Plotting code records:
________________

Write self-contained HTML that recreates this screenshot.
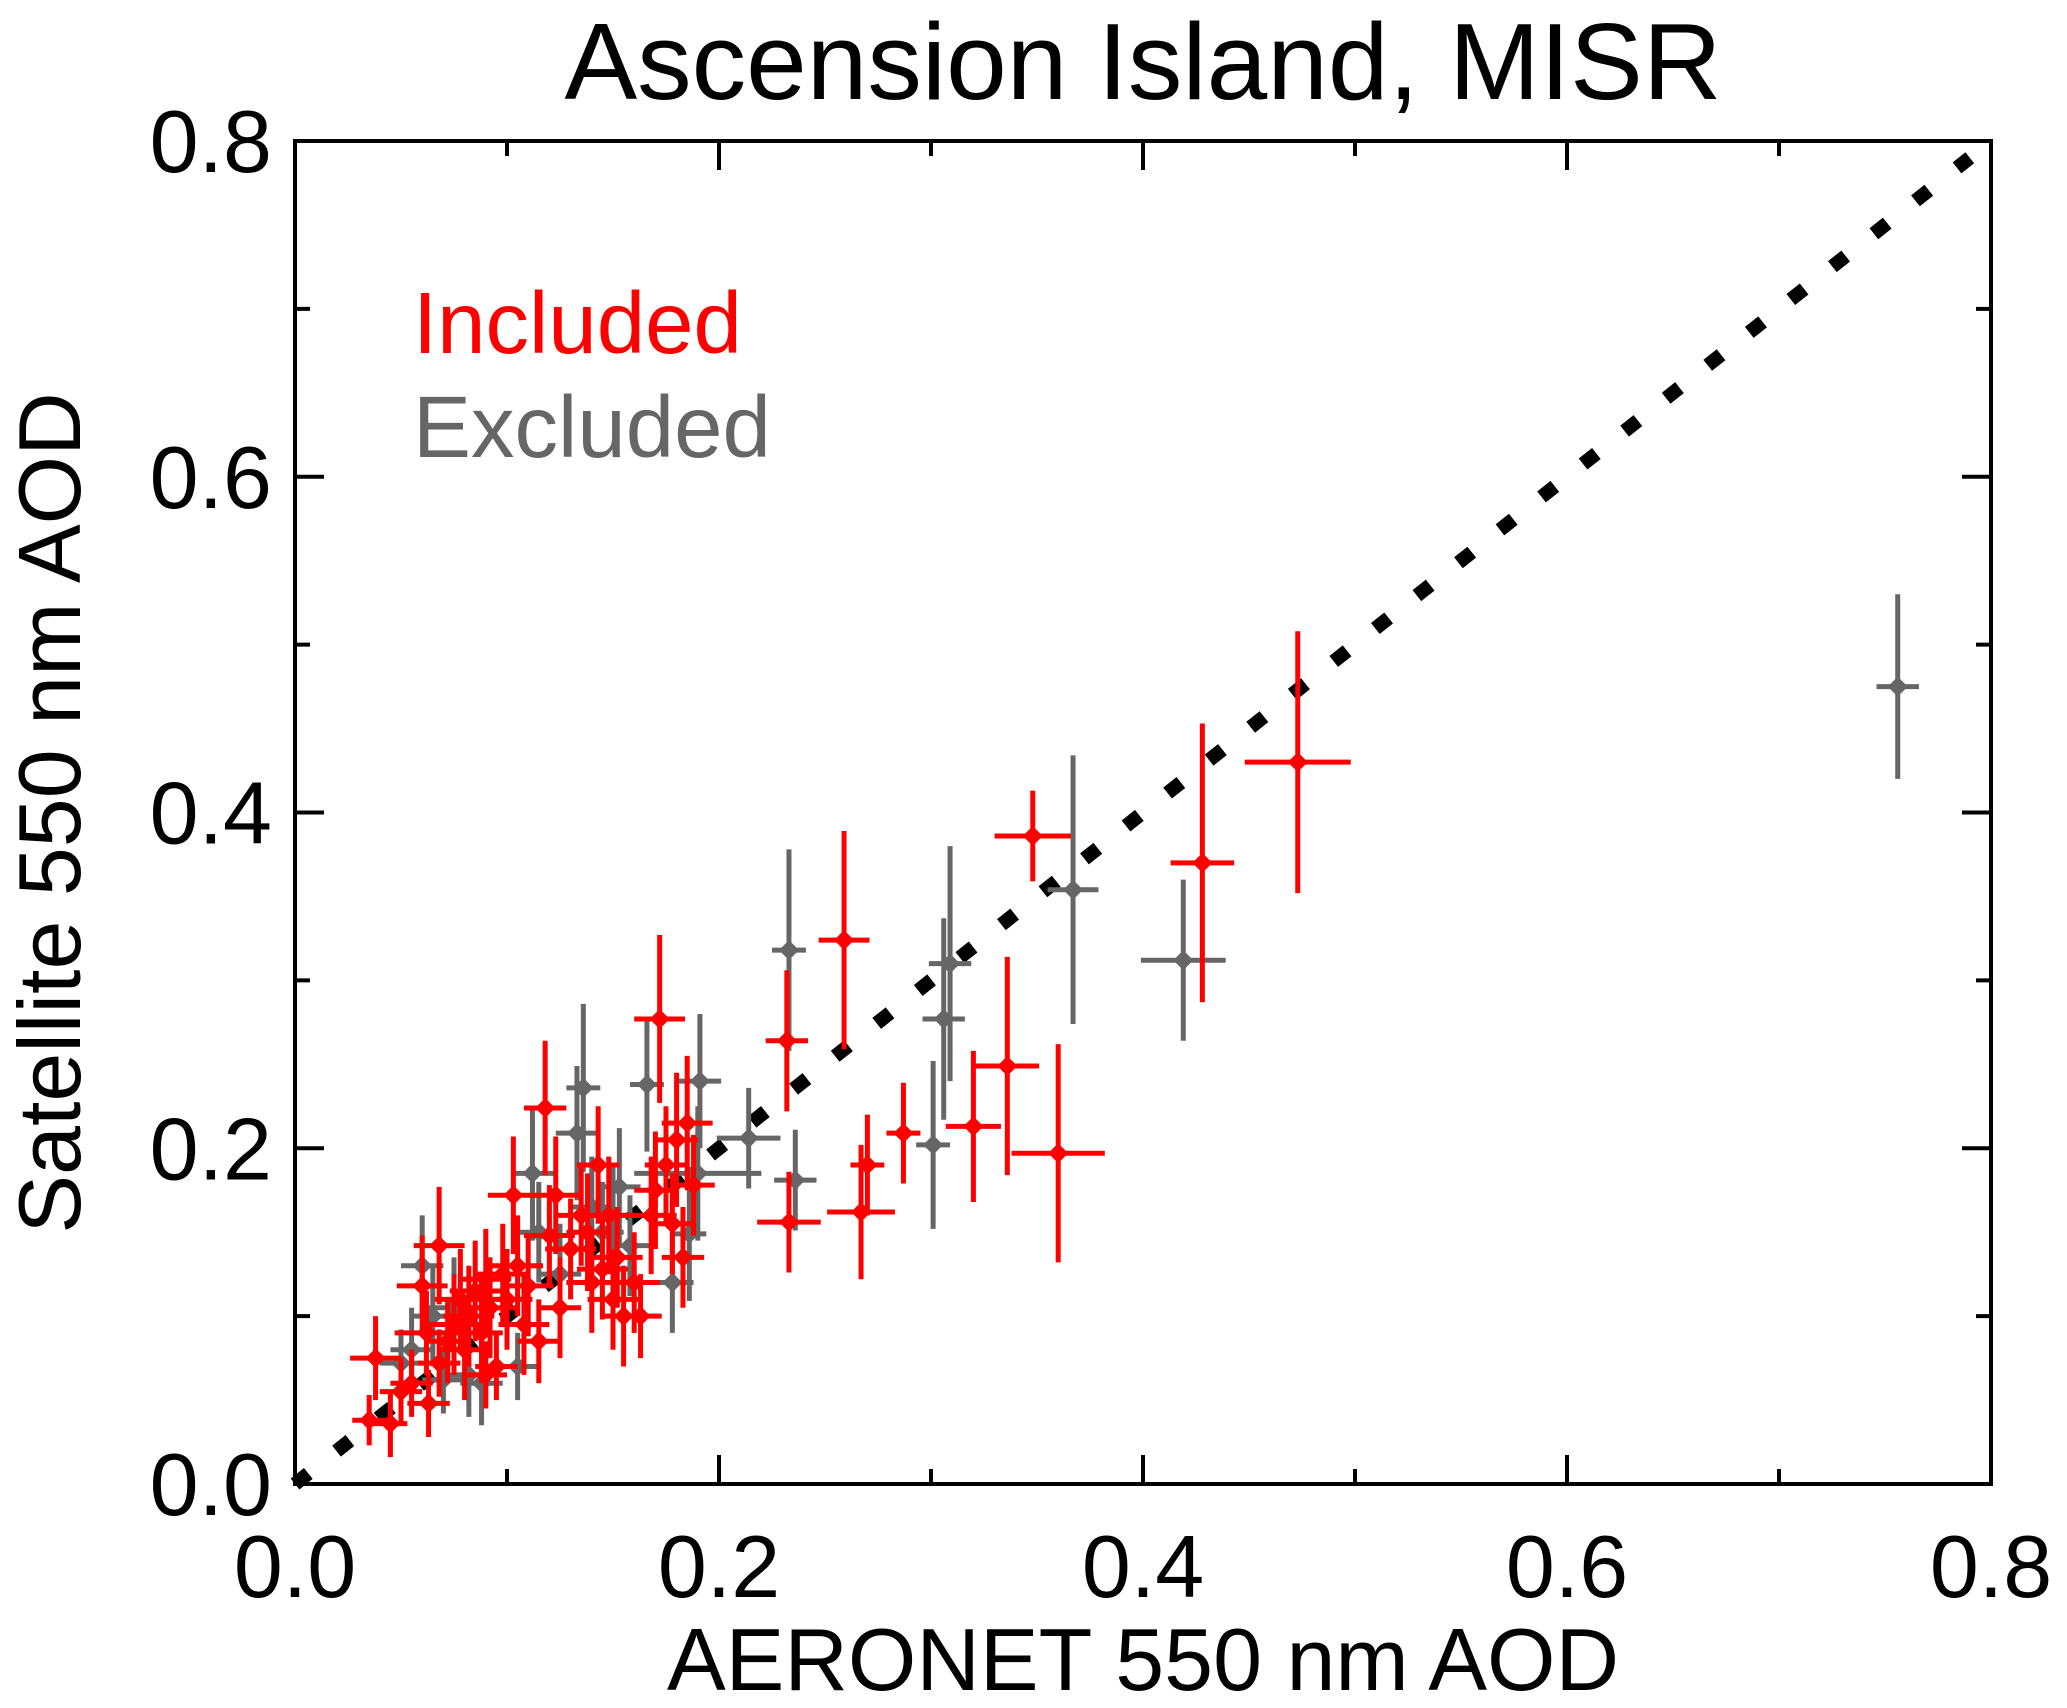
<!DOCTYPE html>
<html><head><meta charset="utf-8"><style>
html,body{margin:0;padding:0;background:#fff}
svg{display:block;font-family:"Liberation Sans",Arial,sans-serif}
</style></head><body>
<svg id="chart" width="2067" height="1708" viewBox="0 0 2067 1708">
<text x="1143" y="99" font-size="109" text-anchor="middle">Ascension Island, MISR</text>
<g id="axes"></g>
<g id="marks"></g>
<text x="413" y="353" font-size="87" fill="#ff0000">Included</text>
<text x="413" y="457" font-size="87" fill="#666666">Excluded</text>
<text x="1143" y="1690" font-size="88" text-anchor="middle">AERONET 550 nm AOD</text>
<text transform="translate(80,813) rotate(-90)" font-size="88" text-anchor="middle">Satellite 550 nm AOD</text>
</svg>
<script>
const xTicks=[0.0,0.2,0.4,0.6,0.8];
const xTickLabels=["0.0","0.2","0.4","0.6","0.8"];
const yTicks=[0.0,0.2,0.4,0.6,0.8];
const yTickLabels=["0.0","0.2","0.4","0.6","0.8"];
const minorTicks=[0.1,0.3,0.5,0.7];
const incX=[0.473,0.428,0.348,0.259,0.232,0.360,0.336,0.320,0.287,0.270,0.267,0.233,0.172,
0.035,0.045,0.038,0.050,0.055,0.063,0.062,0.068,0.060,0.068,0.072,0.075,0.078,0.080,0.082,0.085,0.088,0.090,0.092,0.095,0.098,0.100,0.103,0.105,0.108,0.110,0.115,0.118,0.120,0.123,0.125,0.130,0.135,0.138,0.140,0.143,0.145,0.148,0.150,0.152,0.155,0.160,0.163,0.168,0.170,0.175,0.178,0.180,0.185,0.188,0.183,0.090];
const incY=[0.430,0.370,0.386,0.324,0.264,0.197,0.249,0.213,0.209,0.190,0.162,0.156,0.277,
0.038,0.036,0.075,0.055,0.060,0.048,0.090,0.142,0.118,0.072,0.085,0.095,0.110,0.080,0.100,0.115,0.090,0.122,0.105,0.070,0.125,0.110,0.172,0.130,0.095,0.118,0.085,0.224,0.148,0.172,0.105,0.140,0.160,0.150,0.120,0.190,0.128,0.160,0.110,0.135,0.100,0.120,0.100,0.160,0.175,0.190,0.155,0.205,0.215,0.178,0.135,0.065];
const incXe=[0.025,0.015,0.018,0.012,0.010,0.022,0.015,0.013,0.008,0.008,0.016,0.015,0.012,
0.008,0.008,0.012,0.010,0.010,0.010,0.015,0.012,0.012,0.010,0.010,0.012,0.012,0.012,0.012,0.012,0.010,0.012,0.012,0.010,0.012,0.012,0.012,0.012,0.012,0.012,0.010,0.010,0.012,0.012,0.010,0.012,0.012,0.010,0.012,0.010,0.012,0.012,0.012,0.012,0.010,0.012,0.010,0.012,0.010,0.010,0.010,0.010,0.012,0.010,0.010,0.010];
const incYe=[0.078,0.083,0.027,0.065,0.042,0.065,0.065,0.045,0.030,0.030,0.040,0.030,0.050,
0.015,0.020,0.025,0.020,0.020,0.020,0.025,0.035,0.030,0.020,0.025,0.030,0.030,0.030,0.030,0.030,0.030,0.030,0.030,0.020,0.030,0.030,0.035,0.030,0.030,0.030,0.025,0.040,0.030,0.035,0.030,0.030,0.030,0.035,0.030,0.035,0.030,0.035,0.030,0.030,0.030,0.030,0.025,0.035,0.035,0.035,0.030,0.040,0.040,0.030,0.030,0.020];
const excX=[0.756,0.419,0.367,0.309,0.306,0.301,0.233,0.236,0.214,0.191,0.190,0.186,0.166,0.136,0.133,
0.050,0.055,0.060,0.065,0.070,0.075,0.082,0.088,0.105,0.112,0.115,0.125,0.140,0.145,0.150,0.153,0.158,0.178];
const excY=[0.475,0.312,0.354,0.310,0.277,0.202,0.318,0.181,0.206,0.240,0.185,0.149,0.238,0.236,0.209,
0.072,0.080,0.130,0.100,0.062,0.105,0.065,0.060,0.070,0.185,0.150,0.125,0.165,0.150,0.160,0.177,0.142,0.120];
const excXe=[0.010,0.020,0.012,0.010,0.010,0.008,0.008,0.010,0.015,0.010,0.030,0.008,0.008,0.008,0.010,
0.010,0.010,0.010,0.010,0.010,0.012,0.010,0.010,0.010,0.010,0.010,0.010,0.010,0.010,0.010,0.010,0.010,0.010];
const excYe=[0.055,0.048,0.080,0.070,0.060,0.050,0.060,0.030,0.030,0.040,0.040,0.040,0.040,0.050,0.040,
0.020,0.025,0.030,0.030,0.020,0.030,0.025,0.025,0.020,0.040,0.030,0.030,0.030,0.030,0.030,0.035,0.030,0.030];

const L=295,R=1991,T=141,B=1484;
const sx=v=>L+(v/0.8)*(R-L);
const sy=v=>B-(v/0.8)*(B-T);
const NS="http://www.w3.org/2000/svg";
const axes=document.getElementById('axes'),marks=document.getElementById('marks');
function mk(tag,attrs,parent){const e=document.createElementNS(NS,tag);for(const k in attrs)e.setAttribute(k,attrs[k]);parent.appendChild(e);return e;}

const frame=mk('rect',{x:L,y:T,width:R-L,height:B-T,fill:'none',stroke:'#000','stroke-width':4},axes);


xTicks.forEach((v,i)=>{
  const x=sx(v);
  const t1=mk('line',{x1:x,x2:x,y1:B,y2:B-29,stroke:'#000','stroke-width':4},axes);
  
  
  const t2=mk('line',{x1:x,x2:x,y1:T,y2:T+29,stroke:'#000','stroke-width':4},axes);
  
  
  const lb=mk('text',{x:x,y:1597,'font-size':88,'text-anchor':'middle'},axes);
  lb.textContent=xTickLabels[i];
  
  
});
yTicks.forEach((v,i)=>{
  const y=sy(v);
  const t1=mk('line',{x1:L,x2:L+29,y1:y,y2:y,stroke:'#000','stroke-width':4},axes);
  
  
  const t2=mk('line',{x1:R,x2:R-29,y1:y,y2:y,stroke:'#000','stroke-width':4},axes);
  
  
  const lb=mk('text',{x:272,y:y+31,'font-size':88,'text-anchor':'end'},axes);
  lb.textContent=yTickLabels[i];
  
  
});
minorTicks.forEach(v=>{
  const x=sx(v),y=sy(v);
  [[x,B,x,B-15],[x,T,x,T+15],[L,y,L+15,y],[R,y,R-15,y]].forEach(c=>{
    const m=mk('line',{x1:c[0],y1:c[1],x2:c[2],y2:c[3],stroke:'#000','stroke-width':4},axes);
    
    
  });
});
const oneToOne=mk('line',{x1:sx(0),y1:sy(0),x2:sx(0.79),y2:sy(0.79),stroke:'#000','stroke-width':14,'stroke-dasharray':'17 36'},marks);



function drawSeries(X,Y,XE,YE,color,name){
  const g=mk('g',{},marks);
  
  
  for(let i=0;i<X.length;i++){
    const cx=sx(X[i]),cy=sy(Y[i]);
    const p=mk('g',{},g);
    
    
    mk('line',{x1:sx(X[i]-XE[i]),x2:sx(X[i]+XE[i]),y1:cy,y2:cy,stroke:color,'stroke-width':5},p);
    mk('line',{x1:cx,x2:cx,y1:sy(Y[i]-YE[i]),y2:sy(Y[i]+YE[i]),stroke:color,'stroke-width':5},p);
    mk('polygon',{points:`${cx-10},${cy} ${cx},${cy-10} ${cx+10},${cy} ${cx},${cy+10}`,fill:color},p);
  }
}
drawSeries(excX,excY,excXe,excYe,'#666666','excluded');
drawSeries(incX,incY,incXe,incYe,'#ff0000','included');
</script>
</body></html>
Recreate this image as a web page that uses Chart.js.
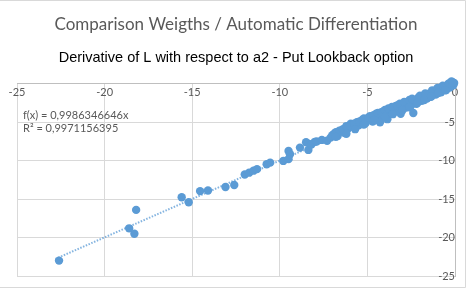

________________

WHAT IS BEING ASKED:
Copy each line containing the word "that" from the data.

ANSWER FOR THE TASK:
Write self-contained HTML that recreates this screenshot.
Recreate this image as a web page that uses Chart.js.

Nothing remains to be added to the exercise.